Jack (Kevin Rahm) is Annie's former brother-in-law and long standing crush.

The premise of the show is fairly straight-forward yet the Water Cooler Set -- especially the ones with ovaries apparently trying to pass them off as testes -- pretended to not get it.

Two women who had an awful time in school (not just high school) want to be sure their daughters don't have the same problems or the same hurts. So they over indulge them. And that's going to cause a problem, even more so when the fathers aren't involved. But at the same time, these are teenagers, new teenagers. It's a phase (hopefully).

And you have to wonder if anyone in the Water Cooler Set has parented?

Not had kids, we know many have kids, have they actually parented?

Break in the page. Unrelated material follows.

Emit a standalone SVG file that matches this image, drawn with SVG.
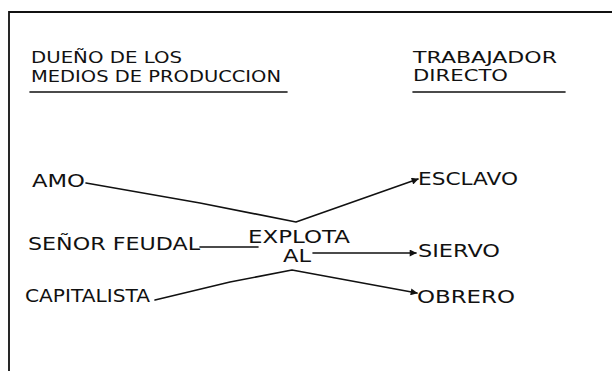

Teenagers are self-involved. Not because they're 'bad' but because they are the center of their own universe. Your body's growing and sprouting and exploding and all this as you're being asked non-stop questions: are you dating, do you know what you want to be when you grow up? On and on. Internally and externally, they're encouraged to focus on themselves. It's natural that they would be self-involved. For most, it's a phase because part of becoming an adult is grasping that you're not really the center of the world.

Along with playing dumb about the show's premise, the Water Cooler Set has treated the title of the show as if it were a mortal sin. The title was meant to be attention getting and a format that's already spawned My Mother The Car doesn't really have a high ground to cling to when it comes to titles or, for that matter, when it comes to the portrayal of mothers.

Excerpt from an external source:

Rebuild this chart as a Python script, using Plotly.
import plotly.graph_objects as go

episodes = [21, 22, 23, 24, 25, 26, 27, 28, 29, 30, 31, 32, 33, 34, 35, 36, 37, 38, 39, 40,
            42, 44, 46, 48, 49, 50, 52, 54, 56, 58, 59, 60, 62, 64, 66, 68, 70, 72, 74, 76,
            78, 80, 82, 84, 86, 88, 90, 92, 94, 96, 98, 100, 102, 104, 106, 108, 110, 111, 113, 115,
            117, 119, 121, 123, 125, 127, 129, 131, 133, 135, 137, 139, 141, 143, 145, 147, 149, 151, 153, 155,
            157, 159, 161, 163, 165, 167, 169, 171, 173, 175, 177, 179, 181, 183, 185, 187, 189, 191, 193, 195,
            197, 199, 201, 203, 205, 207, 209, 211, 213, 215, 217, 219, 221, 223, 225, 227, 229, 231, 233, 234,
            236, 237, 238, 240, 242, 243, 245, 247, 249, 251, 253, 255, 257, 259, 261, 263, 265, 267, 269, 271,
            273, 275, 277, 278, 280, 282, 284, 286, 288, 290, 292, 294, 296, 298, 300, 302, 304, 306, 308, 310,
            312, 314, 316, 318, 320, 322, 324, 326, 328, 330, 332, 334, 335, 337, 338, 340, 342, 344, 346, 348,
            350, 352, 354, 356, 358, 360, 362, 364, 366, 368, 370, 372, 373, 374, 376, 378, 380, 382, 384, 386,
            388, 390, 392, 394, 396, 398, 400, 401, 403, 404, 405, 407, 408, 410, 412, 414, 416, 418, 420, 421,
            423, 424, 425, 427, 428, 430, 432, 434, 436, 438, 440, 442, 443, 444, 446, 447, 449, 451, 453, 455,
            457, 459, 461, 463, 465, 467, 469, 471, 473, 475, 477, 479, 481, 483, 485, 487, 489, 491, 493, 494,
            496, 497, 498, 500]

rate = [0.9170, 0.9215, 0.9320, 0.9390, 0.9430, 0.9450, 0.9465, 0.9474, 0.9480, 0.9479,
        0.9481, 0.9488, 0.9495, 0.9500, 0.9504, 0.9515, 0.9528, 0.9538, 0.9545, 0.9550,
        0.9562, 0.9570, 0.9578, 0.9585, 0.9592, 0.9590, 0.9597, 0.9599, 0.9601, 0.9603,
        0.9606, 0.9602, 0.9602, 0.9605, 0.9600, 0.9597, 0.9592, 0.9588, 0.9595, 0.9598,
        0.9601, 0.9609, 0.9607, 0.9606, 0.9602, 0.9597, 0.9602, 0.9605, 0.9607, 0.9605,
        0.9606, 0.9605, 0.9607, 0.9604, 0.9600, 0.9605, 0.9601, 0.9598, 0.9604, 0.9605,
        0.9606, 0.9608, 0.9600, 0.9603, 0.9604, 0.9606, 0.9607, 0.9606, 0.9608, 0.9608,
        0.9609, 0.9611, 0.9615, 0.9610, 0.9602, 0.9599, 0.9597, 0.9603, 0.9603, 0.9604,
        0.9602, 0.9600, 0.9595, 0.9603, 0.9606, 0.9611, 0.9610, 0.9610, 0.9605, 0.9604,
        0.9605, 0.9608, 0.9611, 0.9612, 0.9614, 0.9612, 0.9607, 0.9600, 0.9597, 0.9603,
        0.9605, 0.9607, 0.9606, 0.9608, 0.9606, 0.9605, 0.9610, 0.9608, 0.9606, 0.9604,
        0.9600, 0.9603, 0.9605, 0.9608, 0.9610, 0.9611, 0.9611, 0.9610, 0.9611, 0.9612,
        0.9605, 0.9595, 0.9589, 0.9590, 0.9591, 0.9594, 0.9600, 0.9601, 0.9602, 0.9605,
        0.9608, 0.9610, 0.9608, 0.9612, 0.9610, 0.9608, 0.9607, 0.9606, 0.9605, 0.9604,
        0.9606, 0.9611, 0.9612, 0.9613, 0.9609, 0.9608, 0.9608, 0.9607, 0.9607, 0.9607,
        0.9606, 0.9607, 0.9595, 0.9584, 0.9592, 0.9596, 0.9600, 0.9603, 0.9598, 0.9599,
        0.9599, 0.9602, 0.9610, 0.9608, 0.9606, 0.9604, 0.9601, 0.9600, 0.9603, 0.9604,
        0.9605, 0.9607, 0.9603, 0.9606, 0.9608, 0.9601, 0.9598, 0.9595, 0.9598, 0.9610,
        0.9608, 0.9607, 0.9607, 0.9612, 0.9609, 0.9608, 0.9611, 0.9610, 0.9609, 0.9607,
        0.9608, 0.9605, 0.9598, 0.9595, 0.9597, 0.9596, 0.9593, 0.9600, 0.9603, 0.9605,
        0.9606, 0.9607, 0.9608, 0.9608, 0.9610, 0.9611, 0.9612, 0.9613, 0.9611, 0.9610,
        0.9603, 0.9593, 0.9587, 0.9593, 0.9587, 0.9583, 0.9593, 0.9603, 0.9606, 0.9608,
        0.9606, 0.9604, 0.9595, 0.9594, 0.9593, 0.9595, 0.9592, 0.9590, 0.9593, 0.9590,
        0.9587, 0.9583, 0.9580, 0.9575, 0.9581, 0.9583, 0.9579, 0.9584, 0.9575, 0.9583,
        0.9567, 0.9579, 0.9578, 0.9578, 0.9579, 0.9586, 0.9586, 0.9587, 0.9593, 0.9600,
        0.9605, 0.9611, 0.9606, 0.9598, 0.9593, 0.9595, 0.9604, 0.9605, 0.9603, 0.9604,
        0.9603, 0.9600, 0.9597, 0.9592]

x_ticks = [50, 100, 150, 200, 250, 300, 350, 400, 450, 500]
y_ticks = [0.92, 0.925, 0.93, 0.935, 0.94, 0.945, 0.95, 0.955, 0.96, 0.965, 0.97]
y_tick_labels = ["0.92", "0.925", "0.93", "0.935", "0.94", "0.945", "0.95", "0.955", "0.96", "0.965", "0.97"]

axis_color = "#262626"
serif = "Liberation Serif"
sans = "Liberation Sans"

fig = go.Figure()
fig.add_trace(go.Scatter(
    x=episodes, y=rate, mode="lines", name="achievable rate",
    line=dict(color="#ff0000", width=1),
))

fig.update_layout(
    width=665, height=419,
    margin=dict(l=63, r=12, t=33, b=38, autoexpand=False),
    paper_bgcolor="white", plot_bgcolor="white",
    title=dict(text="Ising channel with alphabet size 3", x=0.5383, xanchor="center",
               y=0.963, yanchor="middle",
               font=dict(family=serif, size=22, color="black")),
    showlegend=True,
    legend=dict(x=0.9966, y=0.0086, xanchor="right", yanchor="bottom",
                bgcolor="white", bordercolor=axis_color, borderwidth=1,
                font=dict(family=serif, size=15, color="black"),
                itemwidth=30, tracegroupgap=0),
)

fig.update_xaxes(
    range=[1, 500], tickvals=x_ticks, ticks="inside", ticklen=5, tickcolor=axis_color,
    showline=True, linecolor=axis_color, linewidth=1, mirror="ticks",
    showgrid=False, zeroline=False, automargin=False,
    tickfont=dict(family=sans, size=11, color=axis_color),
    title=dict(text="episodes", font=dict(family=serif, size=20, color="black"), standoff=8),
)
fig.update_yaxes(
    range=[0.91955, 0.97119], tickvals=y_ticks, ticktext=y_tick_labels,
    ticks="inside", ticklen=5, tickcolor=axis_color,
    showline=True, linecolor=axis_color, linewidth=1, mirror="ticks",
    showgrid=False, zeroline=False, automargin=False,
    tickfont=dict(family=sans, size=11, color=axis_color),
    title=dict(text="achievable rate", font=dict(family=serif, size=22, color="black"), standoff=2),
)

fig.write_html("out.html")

The title reflects the interesting premise Sherry Bilsing and Ellen Kreamer came up with and the series moving along just fine, a mixture of one liners, observational humor and physical comedy. We'd suggest that they go to town on the rumor of Nikki eating the dead cat throughout the first season because Finneran is comic gold when playing Nikki's discomfort. The cast is excellent and that includes Chad L. Coleman as Nikki's ex-Gary. (The 14-year-old daughters are played by 18-year-olds. Since they're playing children and they're just 18 we're going to lump into child actors and follow our rule of making no comment on the performances of child actors -- that doesn't mean that they're bad, it doesn't mean they're good, it just means we're not commenting on child actors.)

The show has everything going for it so maybe March 6th will bring a miralce and people will say, "Hey this show the Water Cooler Set warned me against is actually funny!" And maybe the ratings will do well. Not that it really matters. As the year drew to a close a show with respectable ratings and one-time Water Cooler fascination got the axe.

We've accused the Water Cooler Set of many things including bad taste and failure to do their job but now it appears they've got a few moral sins of their own. See, we know why the show got the axe. The show got the axe because of something an actor did in the fall, an interview he gave. And it was cute to watch the Water Coller Set ignore that -- the British press was all over it. It was cute because it's the one thing that kills you in the entertainment world but the entertainment press is not supposed to take marching orders from the industry on what to cover and what to ignore.

When Anne Heche, for example, went public about her involvement with Ellen, the concern wasn't over Anne or her promising career. The industry concern was over the name male actors Anne had previously been linked to and would they now be considered gay? (At least one is gay.) That's why Anne's promising film career flamed out.


So, back to today, the actor of this Water Cooler endorsed show gives an interview where he speaks a little too freely about his past. A little too freely because it's already known that a name actor, in the 90s, took a role in a film, a supporting role, just because the actor was in it, just because he hoped to hook up with the actor. (Known and laughed about and hinted at by Charlie Sheen in one of those 90s drunken interviews where he was prone to tearing apart other actors while listing the actresses he'd like to "jam.") Suddenly closeted-gay Hollywood performers could be forced out of the closet rather quickly and the industry is in a panic.

And that's why the show got the axe. And it's strange because all those Water Cooler Critics who praised it in years prior somehow just knew not to mention it during its final seasons. Somehow, they just knew the industry didn't want it or its passing even noted. So remarks go public in print and the industry responds by axing and erasing the actor's show and the Water Cooler Set really wasn't involved?

Seems to us the Water Cooler Set's failures go beyond running with the pack and they're now collaborating with the industry they're supposed to be covering. Suddenly it becomes very clear why they zoom in on the title of "I Hate My Teenage Daughter" -- they're so busy ignoring the things that actually matter that all they can do is wallow in the trivia. In other words, now you know why the caged hamster squeaks.